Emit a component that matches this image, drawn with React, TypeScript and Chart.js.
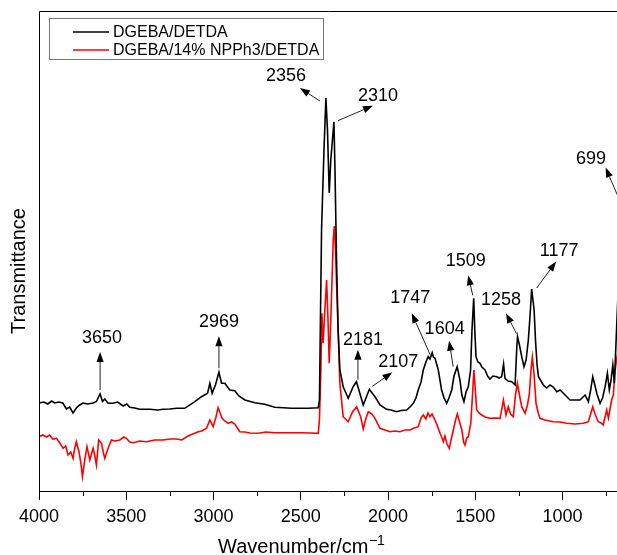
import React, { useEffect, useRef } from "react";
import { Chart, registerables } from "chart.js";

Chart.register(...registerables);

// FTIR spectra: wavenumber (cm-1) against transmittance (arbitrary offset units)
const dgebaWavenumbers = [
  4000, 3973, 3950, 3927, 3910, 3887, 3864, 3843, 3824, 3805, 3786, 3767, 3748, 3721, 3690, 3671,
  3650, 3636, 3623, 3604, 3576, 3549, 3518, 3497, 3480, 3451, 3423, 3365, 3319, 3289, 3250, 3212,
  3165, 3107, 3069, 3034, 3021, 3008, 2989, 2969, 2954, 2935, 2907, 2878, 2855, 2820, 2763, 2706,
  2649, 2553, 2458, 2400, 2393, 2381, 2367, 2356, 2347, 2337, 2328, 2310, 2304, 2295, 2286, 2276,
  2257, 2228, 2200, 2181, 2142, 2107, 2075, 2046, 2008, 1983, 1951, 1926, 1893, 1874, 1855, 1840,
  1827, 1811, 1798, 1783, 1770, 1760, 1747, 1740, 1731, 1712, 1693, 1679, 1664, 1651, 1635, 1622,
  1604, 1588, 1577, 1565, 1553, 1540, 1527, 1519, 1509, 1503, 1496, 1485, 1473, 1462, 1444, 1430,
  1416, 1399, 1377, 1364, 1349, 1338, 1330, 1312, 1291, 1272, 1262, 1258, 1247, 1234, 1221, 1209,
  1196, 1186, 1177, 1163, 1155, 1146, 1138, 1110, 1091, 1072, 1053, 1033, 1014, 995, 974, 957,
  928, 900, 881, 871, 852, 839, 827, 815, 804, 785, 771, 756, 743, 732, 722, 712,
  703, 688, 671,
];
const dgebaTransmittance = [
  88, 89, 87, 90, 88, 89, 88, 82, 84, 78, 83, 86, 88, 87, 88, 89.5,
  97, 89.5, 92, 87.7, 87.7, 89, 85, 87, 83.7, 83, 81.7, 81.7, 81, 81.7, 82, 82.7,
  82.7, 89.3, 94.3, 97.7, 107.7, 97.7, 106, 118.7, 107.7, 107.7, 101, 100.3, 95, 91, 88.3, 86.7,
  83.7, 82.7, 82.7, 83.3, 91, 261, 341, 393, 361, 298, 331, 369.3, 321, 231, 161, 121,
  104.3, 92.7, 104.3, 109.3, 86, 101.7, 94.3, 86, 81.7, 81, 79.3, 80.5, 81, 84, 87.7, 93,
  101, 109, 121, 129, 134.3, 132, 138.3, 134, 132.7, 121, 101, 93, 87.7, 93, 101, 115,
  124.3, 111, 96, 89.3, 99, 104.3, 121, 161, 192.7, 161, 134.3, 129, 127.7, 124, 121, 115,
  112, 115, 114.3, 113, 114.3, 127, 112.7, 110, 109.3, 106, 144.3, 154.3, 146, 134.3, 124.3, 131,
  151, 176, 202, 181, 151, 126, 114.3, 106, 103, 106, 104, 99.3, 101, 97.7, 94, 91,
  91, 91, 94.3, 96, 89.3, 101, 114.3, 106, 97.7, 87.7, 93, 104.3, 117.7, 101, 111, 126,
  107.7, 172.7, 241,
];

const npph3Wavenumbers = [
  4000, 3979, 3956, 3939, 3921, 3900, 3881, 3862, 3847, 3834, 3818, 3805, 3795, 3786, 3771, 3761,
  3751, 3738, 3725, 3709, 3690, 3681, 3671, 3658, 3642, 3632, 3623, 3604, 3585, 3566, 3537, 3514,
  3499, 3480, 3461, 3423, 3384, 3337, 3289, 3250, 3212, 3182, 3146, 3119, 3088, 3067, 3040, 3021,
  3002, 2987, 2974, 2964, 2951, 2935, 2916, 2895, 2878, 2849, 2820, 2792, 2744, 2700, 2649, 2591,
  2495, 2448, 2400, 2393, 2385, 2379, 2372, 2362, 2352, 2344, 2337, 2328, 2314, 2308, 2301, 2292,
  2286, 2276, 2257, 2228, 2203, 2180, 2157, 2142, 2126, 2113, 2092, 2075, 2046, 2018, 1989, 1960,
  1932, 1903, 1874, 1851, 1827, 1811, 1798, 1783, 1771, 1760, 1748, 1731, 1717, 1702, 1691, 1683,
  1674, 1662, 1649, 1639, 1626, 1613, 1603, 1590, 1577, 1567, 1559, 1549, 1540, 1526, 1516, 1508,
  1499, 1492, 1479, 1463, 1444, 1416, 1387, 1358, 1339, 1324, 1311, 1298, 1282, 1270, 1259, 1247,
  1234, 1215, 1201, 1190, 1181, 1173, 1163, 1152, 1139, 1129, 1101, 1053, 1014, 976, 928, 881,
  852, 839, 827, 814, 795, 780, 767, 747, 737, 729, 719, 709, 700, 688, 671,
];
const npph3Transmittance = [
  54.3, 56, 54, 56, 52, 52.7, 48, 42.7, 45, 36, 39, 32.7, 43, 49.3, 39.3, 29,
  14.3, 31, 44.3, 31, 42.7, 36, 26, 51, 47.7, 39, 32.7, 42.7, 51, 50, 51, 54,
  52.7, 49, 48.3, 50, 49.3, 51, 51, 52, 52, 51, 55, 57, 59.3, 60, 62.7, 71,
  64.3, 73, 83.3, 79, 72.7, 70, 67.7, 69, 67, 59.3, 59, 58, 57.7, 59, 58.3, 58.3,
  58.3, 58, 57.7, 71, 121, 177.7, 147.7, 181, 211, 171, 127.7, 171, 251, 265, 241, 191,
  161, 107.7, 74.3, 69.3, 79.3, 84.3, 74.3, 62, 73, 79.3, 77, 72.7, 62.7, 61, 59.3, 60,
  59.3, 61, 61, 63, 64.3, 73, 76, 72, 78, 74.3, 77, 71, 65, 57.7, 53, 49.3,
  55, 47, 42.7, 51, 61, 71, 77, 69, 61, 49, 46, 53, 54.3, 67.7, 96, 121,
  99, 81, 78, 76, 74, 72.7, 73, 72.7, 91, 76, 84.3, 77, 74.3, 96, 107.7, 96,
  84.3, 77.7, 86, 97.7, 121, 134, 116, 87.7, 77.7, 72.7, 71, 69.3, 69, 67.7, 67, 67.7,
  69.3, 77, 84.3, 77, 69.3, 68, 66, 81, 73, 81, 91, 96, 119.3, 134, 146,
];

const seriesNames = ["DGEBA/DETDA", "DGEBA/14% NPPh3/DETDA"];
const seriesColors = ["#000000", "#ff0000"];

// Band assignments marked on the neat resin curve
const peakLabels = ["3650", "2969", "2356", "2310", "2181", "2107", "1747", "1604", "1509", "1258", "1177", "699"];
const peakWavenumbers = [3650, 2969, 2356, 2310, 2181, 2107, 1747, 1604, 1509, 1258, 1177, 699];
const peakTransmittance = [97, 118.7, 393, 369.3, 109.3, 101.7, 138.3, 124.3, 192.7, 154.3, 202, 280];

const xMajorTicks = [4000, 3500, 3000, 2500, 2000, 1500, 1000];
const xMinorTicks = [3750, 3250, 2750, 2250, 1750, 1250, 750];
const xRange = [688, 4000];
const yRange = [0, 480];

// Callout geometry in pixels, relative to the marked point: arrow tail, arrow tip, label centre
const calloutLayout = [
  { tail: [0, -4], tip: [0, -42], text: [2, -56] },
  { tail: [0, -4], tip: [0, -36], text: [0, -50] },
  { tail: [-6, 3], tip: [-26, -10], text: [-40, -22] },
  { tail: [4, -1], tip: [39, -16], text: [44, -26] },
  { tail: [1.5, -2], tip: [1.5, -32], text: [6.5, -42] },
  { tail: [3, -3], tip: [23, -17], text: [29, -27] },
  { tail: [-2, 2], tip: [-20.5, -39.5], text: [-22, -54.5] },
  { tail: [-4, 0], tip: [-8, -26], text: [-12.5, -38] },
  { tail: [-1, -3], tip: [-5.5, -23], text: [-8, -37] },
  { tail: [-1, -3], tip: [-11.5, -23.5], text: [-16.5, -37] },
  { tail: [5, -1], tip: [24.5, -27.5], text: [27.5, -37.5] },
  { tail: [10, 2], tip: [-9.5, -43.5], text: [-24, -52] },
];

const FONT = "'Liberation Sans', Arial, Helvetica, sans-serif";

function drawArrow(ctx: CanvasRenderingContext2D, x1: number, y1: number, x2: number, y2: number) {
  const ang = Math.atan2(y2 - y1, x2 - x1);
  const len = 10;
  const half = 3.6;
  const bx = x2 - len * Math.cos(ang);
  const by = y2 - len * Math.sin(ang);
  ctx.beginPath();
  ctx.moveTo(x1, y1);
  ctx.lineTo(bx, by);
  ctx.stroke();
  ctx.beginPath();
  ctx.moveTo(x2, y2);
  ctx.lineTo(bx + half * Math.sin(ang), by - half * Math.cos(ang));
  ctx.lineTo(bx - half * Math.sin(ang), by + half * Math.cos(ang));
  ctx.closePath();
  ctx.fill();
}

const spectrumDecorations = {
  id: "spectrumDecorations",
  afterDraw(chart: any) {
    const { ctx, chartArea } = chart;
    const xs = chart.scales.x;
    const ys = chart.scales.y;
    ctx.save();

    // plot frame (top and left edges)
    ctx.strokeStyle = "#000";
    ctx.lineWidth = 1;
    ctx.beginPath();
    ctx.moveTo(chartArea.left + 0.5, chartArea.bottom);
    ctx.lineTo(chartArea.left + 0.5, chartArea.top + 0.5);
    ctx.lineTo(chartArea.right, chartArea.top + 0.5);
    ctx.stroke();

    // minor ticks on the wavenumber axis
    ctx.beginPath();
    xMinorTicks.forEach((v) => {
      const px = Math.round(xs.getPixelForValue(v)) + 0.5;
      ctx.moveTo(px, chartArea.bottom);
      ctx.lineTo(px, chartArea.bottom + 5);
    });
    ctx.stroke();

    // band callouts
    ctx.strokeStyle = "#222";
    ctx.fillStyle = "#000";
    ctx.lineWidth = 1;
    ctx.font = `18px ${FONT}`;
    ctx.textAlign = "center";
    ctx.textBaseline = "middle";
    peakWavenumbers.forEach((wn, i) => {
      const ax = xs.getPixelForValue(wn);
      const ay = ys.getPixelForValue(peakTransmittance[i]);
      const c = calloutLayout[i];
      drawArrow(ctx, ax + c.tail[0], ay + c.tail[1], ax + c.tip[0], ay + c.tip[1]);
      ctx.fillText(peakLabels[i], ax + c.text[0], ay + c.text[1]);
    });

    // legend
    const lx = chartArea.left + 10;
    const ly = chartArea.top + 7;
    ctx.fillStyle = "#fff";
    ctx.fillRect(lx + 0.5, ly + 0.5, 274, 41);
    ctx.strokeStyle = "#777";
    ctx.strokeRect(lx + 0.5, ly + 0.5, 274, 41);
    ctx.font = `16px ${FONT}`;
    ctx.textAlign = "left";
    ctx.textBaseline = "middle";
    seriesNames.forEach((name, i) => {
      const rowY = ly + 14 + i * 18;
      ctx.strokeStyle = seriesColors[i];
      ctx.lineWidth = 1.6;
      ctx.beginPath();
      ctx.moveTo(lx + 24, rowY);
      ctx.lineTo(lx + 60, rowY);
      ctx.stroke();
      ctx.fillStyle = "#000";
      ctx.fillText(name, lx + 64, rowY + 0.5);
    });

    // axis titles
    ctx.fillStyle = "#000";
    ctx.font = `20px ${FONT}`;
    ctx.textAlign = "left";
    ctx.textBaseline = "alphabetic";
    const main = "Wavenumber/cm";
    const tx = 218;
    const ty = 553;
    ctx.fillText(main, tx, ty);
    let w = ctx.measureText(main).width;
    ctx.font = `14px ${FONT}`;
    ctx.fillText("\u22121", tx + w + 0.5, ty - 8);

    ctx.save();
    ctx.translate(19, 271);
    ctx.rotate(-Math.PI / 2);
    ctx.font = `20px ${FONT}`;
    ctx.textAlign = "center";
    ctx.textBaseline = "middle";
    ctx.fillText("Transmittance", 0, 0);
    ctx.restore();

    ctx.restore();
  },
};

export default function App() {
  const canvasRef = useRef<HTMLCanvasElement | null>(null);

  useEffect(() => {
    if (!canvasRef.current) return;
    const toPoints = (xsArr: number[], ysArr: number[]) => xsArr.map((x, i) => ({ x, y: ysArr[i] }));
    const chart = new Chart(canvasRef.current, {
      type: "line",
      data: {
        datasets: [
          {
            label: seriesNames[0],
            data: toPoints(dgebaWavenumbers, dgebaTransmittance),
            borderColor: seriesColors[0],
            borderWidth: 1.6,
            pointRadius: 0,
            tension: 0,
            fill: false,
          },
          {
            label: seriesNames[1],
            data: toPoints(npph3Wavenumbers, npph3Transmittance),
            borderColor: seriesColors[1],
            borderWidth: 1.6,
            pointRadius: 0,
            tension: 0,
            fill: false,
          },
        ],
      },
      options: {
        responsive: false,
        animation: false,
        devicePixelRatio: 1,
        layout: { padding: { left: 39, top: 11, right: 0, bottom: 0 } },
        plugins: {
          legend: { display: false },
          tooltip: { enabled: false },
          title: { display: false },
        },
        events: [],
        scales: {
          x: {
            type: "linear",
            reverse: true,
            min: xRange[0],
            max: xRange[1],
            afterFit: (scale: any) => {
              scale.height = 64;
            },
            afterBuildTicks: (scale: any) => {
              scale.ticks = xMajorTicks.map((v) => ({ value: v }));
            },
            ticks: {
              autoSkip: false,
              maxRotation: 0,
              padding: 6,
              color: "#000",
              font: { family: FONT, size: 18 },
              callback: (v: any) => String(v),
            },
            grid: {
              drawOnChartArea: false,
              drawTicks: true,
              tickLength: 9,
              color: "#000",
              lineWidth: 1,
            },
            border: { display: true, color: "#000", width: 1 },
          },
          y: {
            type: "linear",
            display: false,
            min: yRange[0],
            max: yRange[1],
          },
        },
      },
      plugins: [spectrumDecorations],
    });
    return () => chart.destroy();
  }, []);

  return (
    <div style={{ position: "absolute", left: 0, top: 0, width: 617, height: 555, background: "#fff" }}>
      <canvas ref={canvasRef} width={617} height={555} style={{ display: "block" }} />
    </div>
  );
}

## Challenge
Write out again, exactly, the lines from the start of the listing up to the line containing "Chart.register(...registerables);", with both ends and without pictures.

## Answer to the exercise
Emit a component that matches this image, drawn with React, TypeScript and Chart.js.
import React, { useEffect, useRef } from "react";
import { Chart, registerables } from "chart.js";

Chart.register(...registerables);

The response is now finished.